--- TASK PROMPT ---
Pictures are not part of the copy. Retype the lines from the first one through the line that contains "14522, 14354, 14107]".

────

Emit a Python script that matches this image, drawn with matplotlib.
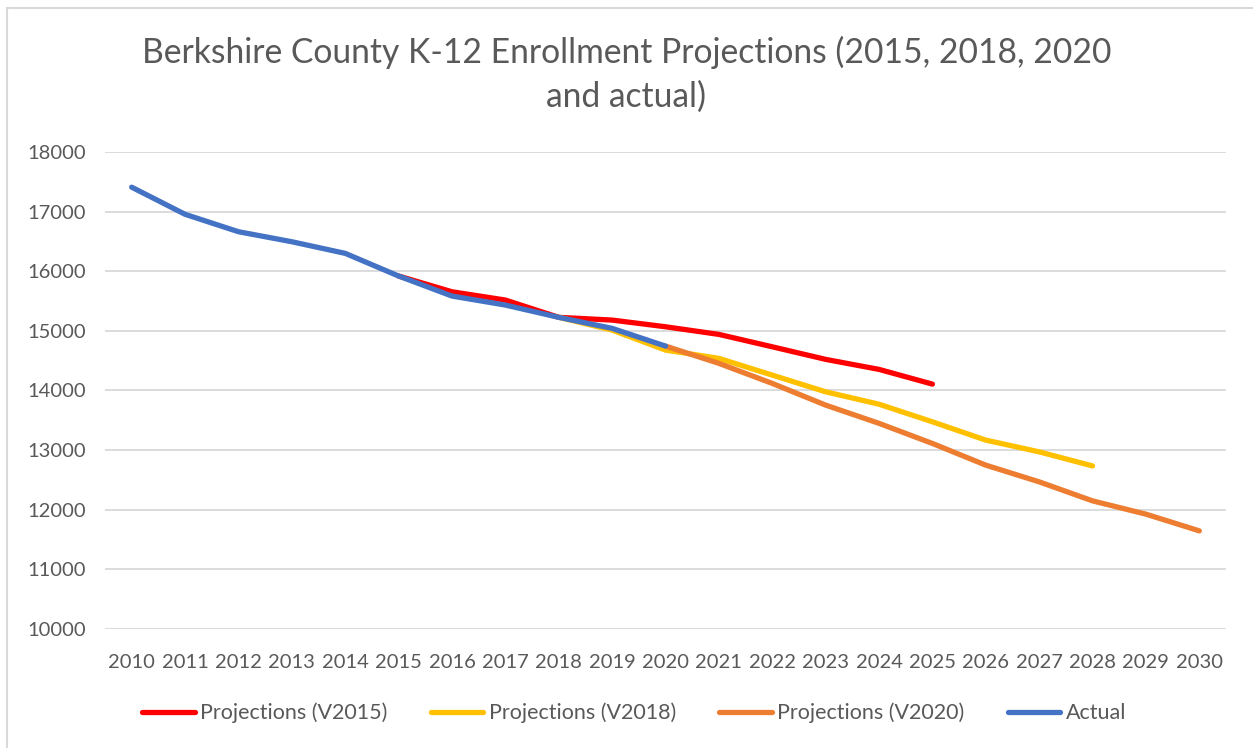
import matplotlib.pyplot as plt
import matplotlib.patches as mpatches

plt.rcParams['font.family'] = ['Lato', 'DejaVu Sans']

# data
years = list(range(2010, 2031))

v2015_years = [2015, 2016, 2017, 2018, 2019, 2020, 2021, 2022, 2023, 2024, 2025]
v2015 = [15920, 15656, 15517, 15227, 15181, 15069, 14941, 14733, 14522, 14354, 14107]

v2018_years = [2018, 2019, 2020, 2021, 2022, 2023, 2024, 2025, 2026, 2027, 2028]
v2018 = [15227, 15013, 14678, 14539, 14258, 13978, 13770, 13475, 13168, 12971, 12735]

v2020_years = [2020, 2021, 2022, 2023, 2024, 2025, 2026, 2027, 2028, 2029, 2030]
v2020 = [14745, 14455, 14119, 13755, 13449, 13112, 12748, 12468, 12149, 11926, 11646]

actual_years = [2010, 2011, 2012, 2013, 2014, 2015, 2016, 2017, 2018, 2019, 2020]
actual = [17410, 16955, 16663, 16495, 16300, 15920, 15584, 15433, 15227, 15042, 14745]

series = [
    ('Projections (V2015)', v2015_years, v2015, '#FF0000'),
    ('Projections (V2018)', v2018_years, v2018, '#FFC000'),
    ('Projections (V2020)', v2020_years, v2020, '#ED7D31'),
    ('Actual', actual_years, actual, '#4472C4'),
]

W, H = 1253, 748
fig = plt.figure(figsize=(W / 100, H / 100), dpi=100)
ax = fig.add_axes([105 / W, 1 - 629 / H, (1226 - 105) / W, (629 - 152) / H])

# light grey chart border (top and left edges visible)
fig.patches.append(mpatches.Rectangle((7 / W, -0.05), 1.2, 1 - 8 / H + 0.05,
                                      transform=fig.transFigure, fill=False,
                                      edgecolor='#D9D9D9', linewidth=1.5))

for name, xs, ys, c in series:
    ax.plot(xs, ys, color=c, linewidth=3.8, solid_capstyle='round',
            solid_joinstyle='round', label=name)

ax.set_xlim(2009.5, 2030.5)
ax.set_ylim(10000, 18000)
ax.set_xticks(years)
ax.set_xticklabels([str(y) for y in years])
ax.set_yticks(range(10000, 18001, 1000))
ax.grid(axis='y', color='#D9D9D9', linewidth=1.3)
ax.set_axisbelow(True)
for s in ax.spines.values():
    s.set_visible(False)
ax.tick_params(axis='both', length=0, labelsize=14.5, colors='#595959')
ax.tick_params(axis='y', pad=14)
ax.tick_params(axis='x', pad=18)

fig.text(0.5, 1 - 74 / H, 'Berkshire County K-12 Enrollment Projections (2015, 2018, 2020\nand actual)',
         ha='center', va='center', fontsize=24.2, color='#595959', linespacing=1.45)

ax.legend(loc='center', bbox_to_anchor=(0.472, -0.176), ncol=4, frameon=False,
          fontsize=15.5, labelcolor='#595959', handlelength=2.45, handletextpad=0.25,
          columnspacing=2.0)

fig.savefig('out.png', dpi=100, facecolor='white')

────

--- PROBLEM SOLUTION ---
Emit a Python script that matches this image, drawn with matplotlib.
import matplotlib.pyplot as plt
import matplotlib.patches as mpatches

plt.rcParams['font.family'] = ['Lato', 'DejaVu Sans']

# data
years = list(range(2010, 2031))

v2015_years = [2015, 2016, 2017, 2018, 2019, 2020, 2021, 2022, 2023, 2024, 2025]
v2015 = [15920, 15656, 15517, 15227, 15181, 15069, 14941, 14733, 14522, 14354, 14107]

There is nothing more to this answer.